**Task description:**
Output all the data exactly. Pictures do not belong in the copy.

— start —

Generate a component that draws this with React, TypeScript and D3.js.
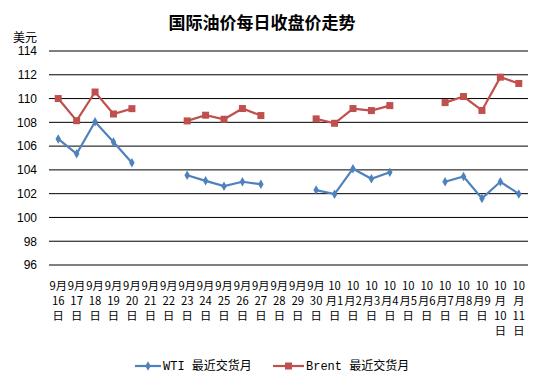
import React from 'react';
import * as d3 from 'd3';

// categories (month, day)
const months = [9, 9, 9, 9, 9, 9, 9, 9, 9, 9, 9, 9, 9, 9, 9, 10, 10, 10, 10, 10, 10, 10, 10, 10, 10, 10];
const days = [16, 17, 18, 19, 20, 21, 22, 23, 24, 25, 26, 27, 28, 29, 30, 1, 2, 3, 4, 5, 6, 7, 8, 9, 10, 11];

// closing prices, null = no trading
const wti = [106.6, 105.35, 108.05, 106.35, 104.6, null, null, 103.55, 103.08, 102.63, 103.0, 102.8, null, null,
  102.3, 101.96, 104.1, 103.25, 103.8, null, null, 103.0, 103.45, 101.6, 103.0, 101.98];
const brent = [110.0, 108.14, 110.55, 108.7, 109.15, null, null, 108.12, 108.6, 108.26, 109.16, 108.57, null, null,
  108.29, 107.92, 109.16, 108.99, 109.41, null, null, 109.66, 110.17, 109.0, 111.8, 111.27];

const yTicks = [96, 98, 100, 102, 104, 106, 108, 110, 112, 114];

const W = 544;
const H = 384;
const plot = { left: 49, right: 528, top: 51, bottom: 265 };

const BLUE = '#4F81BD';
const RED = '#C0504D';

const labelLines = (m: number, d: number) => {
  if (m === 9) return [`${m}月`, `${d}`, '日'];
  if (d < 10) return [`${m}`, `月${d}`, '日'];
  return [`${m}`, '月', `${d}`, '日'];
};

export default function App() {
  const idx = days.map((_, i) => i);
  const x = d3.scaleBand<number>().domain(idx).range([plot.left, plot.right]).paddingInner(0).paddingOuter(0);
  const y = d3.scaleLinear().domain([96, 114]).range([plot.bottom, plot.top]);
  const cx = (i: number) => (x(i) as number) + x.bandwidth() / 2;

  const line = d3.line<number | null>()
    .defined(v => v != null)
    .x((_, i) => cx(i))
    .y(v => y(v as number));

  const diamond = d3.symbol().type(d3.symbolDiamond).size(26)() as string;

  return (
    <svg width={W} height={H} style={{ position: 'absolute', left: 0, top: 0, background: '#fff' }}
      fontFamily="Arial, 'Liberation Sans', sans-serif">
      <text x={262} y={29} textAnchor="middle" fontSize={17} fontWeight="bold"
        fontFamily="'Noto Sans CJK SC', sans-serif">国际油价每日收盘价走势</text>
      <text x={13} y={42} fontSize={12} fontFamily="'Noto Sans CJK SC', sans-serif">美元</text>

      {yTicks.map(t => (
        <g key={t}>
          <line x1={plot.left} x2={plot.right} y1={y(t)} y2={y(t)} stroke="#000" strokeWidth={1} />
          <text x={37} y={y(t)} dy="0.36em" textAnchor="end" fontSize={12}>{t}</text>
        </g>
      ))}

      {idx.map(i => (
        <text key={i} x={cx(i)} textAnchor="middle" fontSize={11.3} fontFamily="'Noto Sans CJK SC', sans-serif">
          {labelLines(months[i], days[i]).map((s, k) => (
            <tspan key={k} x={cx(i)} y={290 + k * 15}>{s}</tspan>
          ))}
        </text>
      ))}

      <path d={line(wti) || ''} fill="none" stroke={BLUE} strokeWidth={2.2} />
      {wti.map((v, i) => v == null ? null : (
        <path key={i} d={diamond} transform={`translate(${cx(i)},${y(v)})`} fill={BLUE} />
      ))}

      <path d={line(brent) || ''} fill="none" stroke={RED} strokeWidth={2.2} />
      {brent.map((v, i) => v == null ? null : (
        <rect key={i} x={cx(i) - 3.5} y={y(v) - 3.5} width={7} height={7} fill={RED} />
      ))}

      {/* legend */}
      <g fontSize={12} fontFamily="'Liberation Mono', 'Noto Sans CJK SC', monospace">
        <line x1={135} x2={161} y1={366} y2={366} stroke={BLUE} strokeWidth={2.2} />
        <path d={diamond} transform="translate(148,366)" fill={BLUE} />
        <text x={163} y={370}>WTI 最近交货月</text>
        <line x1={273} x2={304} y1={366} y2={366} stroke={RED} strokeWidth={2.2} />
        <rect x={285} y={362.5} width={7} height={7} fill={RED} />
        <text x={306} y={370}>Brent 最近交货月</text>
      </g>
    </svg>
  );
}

— end —

**Response below:**
Generate a component that draws this with React, TypeScript and D3.js.
import React from 'react';
import * as d3 from 'd3';

// categories (month, day)
const months = [9, 9, 9, 9, 9, 9, 9, 9, 9, 9, 9, 9, 9, 9, 9, 10, 10, 10, 10, 10, 10, 10, 10, 10, 10, 10];
const days = [16, 17, 18, 19, 20, 21, 22, 23, 24, 25, 26, 27, 28, 29, 30, 1, 2, 3, 4, 5, 6, 7, 8, 9, 10, 11];

// closing prices, null = no trading
const wti = [106.6, 105.35, 108.05, 106.35, 104.6, null, null, 103.55, 103.08, 102.63, 103.0, 102.8, null, null,
  102.3, 101.96, 104.1, 103.25, 103.8, null, null, 103.0, 103.45, 101.6, 103.0, 101.98];
const brent = [110.0, 108.14, 110.55, 108.7, 109.15, null, null, 108.12, 108.6, 108.26, 109.16, 108.57, null, null,
  108.29, 107.92, 109.16, 108.99, 109.41, null, null, 109.66, 110.17, 109.0, 111.8, 111.27];

const yTicks = [96, 98, 100, 102, 104, 106, 108, 110, 112, 114];

const W = 544;
const H = 384;
const plot = { left: 49, right: 528, top: 51, bottom: 265 };

const BLUE = '#4F81BD';
const RED = '#C0504D';

const labelLines = (m: number, d: number) => {
  if (m === 9) return [`${m}月`, `${d}`, '日'];
  if (d < 10) return [`${m}`, `月${d}`, '日'];
  return [`${m}`, '月', `${d}`, '日'];
};

export default function App() {
  const idx = days.map((_, i) => i);
  const x = d3.scaleBand<number>().domain(idx).range([plot.left, plot.right]).paddingInner(0).paddingOuter(0);
  const y = d3.scaleLinear().domain([96, 114]).range([plot.bottom, plot.top]);
  const cx = (i: number) => (x(i) as number) + x.bandwidth() / 2;

  const line = d3.line<number | null>()
    .defined(v => v != null)
    .x((_, i) => cx(i))
    .y(v => y(v as number));

  const diamond = d3.symbol().type(d3.symbolDiamond).size(26)() as string;

  return (
    <svg width={W} height={H} style={{ position: 'absolute', left: 0, top: 0, background: '#fff' }}
      fontFamily="Arial, 'Liberation Sans', sans-serif">
      <text x={262} y={29} textAnchor="middle" fontSize={17} fontWeight="bold"
        fontFamily="'Noto Sans CJK SC', sans-serif">国际油价每日收盘价走势</text>
      <text x={13} y={42} fontSize={12} fontFamily="'Noto Sans CJK SC', sans-serif">美元</text>

      {yTicks.map(t => (
        <g key={t}>
          <line x1={plot.left} x2={plot.right} y1={y(t)} y2={y(t)} stroke="#000" strokeWidth={1} />
          <text x={37} y={y(t)} dy="0.36em" textAnchor="end" fontSize={12}>{t}</text>
        </g>
      ))}

      {idx.map(i => (
        <text key={i} x={cx(i)} textAnchor="middle" fontSize={11.3} fontFamily="'Noto Sans CJK SC', sans-serif">
          {labelLines(months[i], days[i]).map((s, k) => (
            <tspan key={k} x={cx(i)} y={290 + k * 15}>{s}</tspan>
          ))}
        </text>
      ))}

      <path d={line(wti) || ''} fill="none" stroke={BLUE} strokeWidth={2.2} />
      {wti.map((v, i) => v == null ? null : (
        <path key={i} d={diamond} transform={`translate(${cx(i)},${y(v)})`} fill={BLUE} />
      ))}

      <path d={line(brent) || ''} fill="none" stroke={RED} strokeWidth={2.2} />
      {brent.map((v, i) => v == null ? null : (
        <rect key={i} x={cx(i) - 3.5} y={y(v) - 3.5} width={7} height={7} fill={RED} />
      ))}

      {/* legend */}
      <g fontSize={12} fontFamily="'Liberation Mono', 'Noto Sans CJK SC', monospace">
        <line x1={135} x2={161} y1={366} y2={366} stroke={BLUE} strokeWidth={2.2} />
        <path d={diamond} transform="translate(148,366)" fill={BLUE} />
        <text x={163} y={370}>WTI 最近交货月</text>
        <line x1={273} x2={304} y1={366} y2={366} stroke={RED} strokeWidth={2.2} />
        <rect x={285} y={362.5} width={7} height={7} fill={RED} />
        <text x={306} y={370}>Brent 最近交货月</text>
      </g>
    </svg>
  );
}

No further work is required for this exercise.